Direction control of colloidal quantum dot emission using dielectric metasurfaces

Abstract: Metasurfaces are expending their applications from the thickness shrinkage of passive optical elements such as lens, polarizer, and quarter-wave plate etc. to the integration with the active optical devices like vertical cavity surface emitting diodes due to the recent development of dielectric metasurfaces. Even though successful demonstration of directional lasing and beam shaping of laser emission, the integration of metasurfaces with random light sources such as light emitting diodes is limited in function and efficiency because metasurfaces are basically based on the resonance property of the nanostructure. In order to control the direction of emission from colloidal quantum dots, we present a dielectric metasurface deflector composed of two TiO2 nanoposts whose design was adapted from the optical Yagi-Uda nanoantenna.
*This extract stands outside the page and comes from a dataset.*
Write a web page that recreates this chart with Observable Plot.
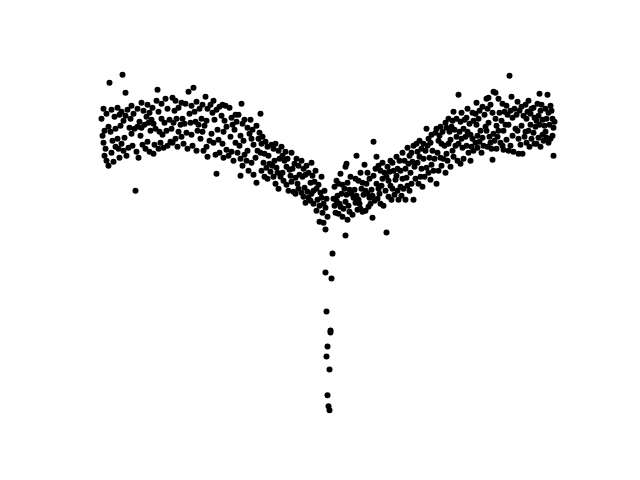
<!DOCTYPE html>
<html>
<head>
<meta charset="utf-8">
<script src="https://cdn.jsdelivr.net/npm/d3@7"></script>
<script src="https://cdn.jsdelivr.net/npm/@observablehq/plot@0.6"></script>
<style>
html, body { margin: 0; padding: 0; background: #fff; }
#chart { width: 640px; height: 480px; }
</style>
</head>
<body>
<div id="chart"></div>
<script>
// Values (x, y in the chart's own units; y grows downward).
const leftHump = [
[101,118],[102,135],[103,108],[103,142],[104,130],[104,155],[105,148],[106,160],[106,113],[108,165],[108,126],[109,82],[110,131],
[111,109],[111,152],[112,140],[113,161],[114,116],[115,146],[115,128],[117,107],[117,138],[118,148],[119,114],[119,157],[120,125],
[121,111],[121,143],[122,74],[123,120],[123,150],[124,137],[125,92],[125,115],[126,155],[127,109],[128,147],[129,127],[130,118],
[131,133],[131,105],[132,145],[133,113],[134,128],[135,190],[136,151],[137,108],[137,126],[138,157],[139,121],[140,135],
[141,102],[141,127],[142,144],[143,110],[144,124],[145,148],[146,116],[147,104],[147,141],[148,122],[149,112],[149,151],[150,130],
[151,119],[152,107],[153,153],[153,123],[154,144],[155,128],[156,100],[157,89],[158,148],[158,111],[159,131],[160,142],
[161,103],[161,118],[162,134],[163,147],[164,122],[165,98],[166,130],[167,145],[167,108],[169,119],[170,141],
[171,128],[172,97],[172,142],[173,122],[174,110],[175,100],[175,138],[176,118],[177,146],[178,131],[178,107],[180,124],
[181,136],[181,102],[182,118],[183,143],[184,123],[185,103],[186,132],[187,148],[188,91],[189,113],[190,122],
[191,134],[191,105],[192,145],[193,87],[194,111],[195,121],[196,150],[196,101],[197,130],[198,124],[199,108],[200,138],
[201,118],[202,104],[202,131],[203,150],[204,125],[205,96],[206,120],[206,146],[207,108],[207,156],[209,140],[210,104],
[211,133],[212,112],[213,100],[213,142],[214,119],[215,154],[216,173],[216,109],[217,129],[218,139],[219,106],[219,152],
[221,115],[222,143],[222,104],[223,131],[223,157],[224,120],[225,105],[226,126],[226,149],[228,155],[229,107],[230,136]
];
const descent = [
[231,117],[231,151],[232,124],[233,160],[234,129],[235,114],[235,142],[236,121],[237,152],[238,114],[239,145],[240,175],[240,135],[240,158],
[241,103],[242,123],[242,165],[243,140],[244,154],[244,119],[246,160],[247,127],[247,150],[248,170],[249,133],[250,119],
[251,138],[251,162],[252,129],[253,144],[253,174],[255,157],[256,182],[256,125],[257,150],[258,138],[259,132],[260,113],[260,152],
[261,143],[261,170],[262,136],[263,162],[264,153],[264,176],[265,141],[266,167],[267,146],[267,178],[268,155],[269,163],[270,171],
[271,144],[272,165],[273,176],[273,148],[274,160],[275,143],[275,183],[276,167],[277,172],[278,188],[278,150],[279,158],[280,176],
[281,146],[282,172],[282,155],[283,180],[284,160],[285,151],[286,184],[286,166],[287,158],[288,190],[289,169],[290,175],
[291,152],[291,181],[292,168],[293,191],[294,163],[295,177],[295,193],[296,158],[297,183],[298,188],[298,165],[299,174],
[301,160],[301,192],[302,176],[303,168],[303,196],[304,187],[305,174],[305,202],[306,165],[307,191],[308,197],[308,172],[310,200],[310,182],
[311,162],[311,193],[312,175],[313,190],[313,203],[314,181],[315,170],[316,210],[316,188],[317,199],[318,184],[319,205],[319,221],[320,192]
];
const valley = [
[321,176],[321,197],[322,212],[323,203],[323,222],[324,190],[325,207],[325,229],[326,198],[327,216],[333,198],[334,186],[334,205],[335,212],[336,180],[336,200]
];
const tail = [
[332,253],[325,272],[331,278],[326,311],[330,330],[330,332],[327,346],[326,356],[329,369],[327,395],[328,406],[329,410]
];
const ascent = [
[337,195],[338,183],[338,213],[339,203],[340,173],[340,206],[341,193],[342,184],[342,216],[343,208],[344,188],[345,166],[345,235],[345,201],
[346,163],[346,194],[347,219],[347,182],[348,205],[349,189],[349,211],[350,176],[351,193],[352,214],[353,197],[354,189],[355,202],[355,178],
[356,155],[356,195],[357,209],[358,199],[358,180],[359,203],[360,172],[360,208],[361,188],[362,182],[362,211],[363,194],[364,164],[365,210],[365,190],
[366,183],[367,172],[367,193],[368,206],[369,178],[369,197],[370,203],[371,189],[372,217],[372,195],[373,141],[373,175],[374,200],[375,168],
[376,156],[376,183],[377,198],[378,188],[378,165],[379,193],[380,203],[380,170],[381,185],[382,162],[382,178],[383,205],[384,172],[385,190],
[386,232],[386,176],[387,166],[388,196],[388,180],[389,171],[390,160],[390,185],[391,199],[392,162],[392,188],[393,170],[394,194],[395,179],
[396,175],[396,156],[397,190],[397,168],[398,199],[399,160],[400,186],[400,170],[401,195],[402,178],[402,152],[403,188],[404,160],[405,168],[405,199],
[406,177],[407,147],[407,185],[408,163],[409,190],[409,155],[410,172],[411,152],[411,183],[412,161],[413,199],[413,145],[414,166],[415,178],
[416,143],[417,162],[417,151],[418,183],[419,156],[419,140],[420,176],[421,148],[421,168],[422,186],[423,158],[423,143],[424,176],[425,150],
[426,128],[426,167],[427,145],[428,172],[428,138],[429,157],[430,179],[430,142],[431,164],[431,134],[432,150],[433,170],[434,158],[435,132],
[436,128],[436,183],[437,152],[438,140],[438,170],[439,135],[440,157],[440,126],[441,165],[441,143],[442,131],[443,158],[444,145],[445,122],[445,172]
];
const rightHump = [
[446,127],[446,153],[447,160],[448,143],[448,118],[449,131],[450,139],[450,166],[451,126],[452,150],[452,120],[453,111],[453,156],[454,129],[455,145],
[456,118],[456,136],[457,160],[458,94],[458,143],[459,131],[460,163],[460,121],[461,138],[461,112],[462,147],[463,128],[463,158],[464,119],[465,136],
[466,117],[466,145],[467,131],[467,108],[468,152],[469,123],[470,160],[470,134],[471,146],[472,112],[472,138],[473,120],[473,150],[475,113],[475,142],
[476,102],[476,124],[477,135],[477,147],[478,118],[479,110],[479,141],[480,130],[481,152],[482,106],[482,137],[483,145],[484,114],[485,126],
[486,98],[486,130],[487,108],[487,146],[488,97],[488,122],[489,136],[490,104],[490,142],[491,148],[492,159],[492,112],[493,91],[493,133],[494,140],[495,92],[495,118],
[496,125],[496,148],[497,136],[498,98],[498,130],[499,112],[500,142],[501,120],[502,103],[502,145],[503,130],[503,149],[504,111],[505,124],
[506,105],[506,139],[507,114],[508,150],[508,124],[509,75],[510,110],[510,145],[511,96],[512,117],[512,135],[513,151],[514,108],[515,128],
[516,114],[517,101],[517,130],[518,153],[518,138],[519,110],[520,144],[521,106],[521,125],[522,153],[523,115],[524,136],[525,104],[525,131],
[526,118],[526,142],[527,111],[528,130],[528,100],[529,146],[530,113],[530,124],[531,138],[531,108],[533,107],[533,132],[534,117],[534,143],[535,126],
[536,143],[536,120],[537,103],[538,115],[538,137],[539,93],[539,124],[540,110],[540,146],[541,104],[542,119],[542,134],[543,140],[544,125],[545,108],[545,131],
[546,118],[546,137],[547,94],[548,112],[548,142],[549,124],[550,105],[550,138],[551,110],[552,135],[552,118],[553,155],[553,127],[554,121]
];

const points = [...leftHump, ...descent, ...valley, ...tail, ...ascent, ...rightHump];

const chart = Plot.plot({
  width: 640,
  height: 480,
  marginLeft: 80,
  marginRight: 64,
  marginTop: 58,
  marginBottom: 53,
  style: {background: "#ffffff"},
  x: {domain: [80, 576], axis: null},
  y: {domain: [57.6, 427.2], reverse: true, axis: null},
  marks: [
    Plot.dot(points, {x: d => d[0], y: d => d[1], r: 3, fill: "#000000", stroke: null})
  ]
});
document.getElementById("chart").appendChild(chart);
</script>
</body>
</html>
TiO2 deflector arrays were fabricated by a dry etching method and integrated with a colloidal quantum dot resonant cavity formed by sandwiching two distributed Bragg reflectors. To make it sure of the deflection ability of the fabricated sample, we measured the photoluminescence and far-field patterns of emission from the resonant cavity. From the obtained results, we could demonstrate that the colloidal quantum dot emission transmitted through our deflector arrays was deflected by 20° and the efficiency of deflecting was 71％ with respect to the emission from resonant cavity.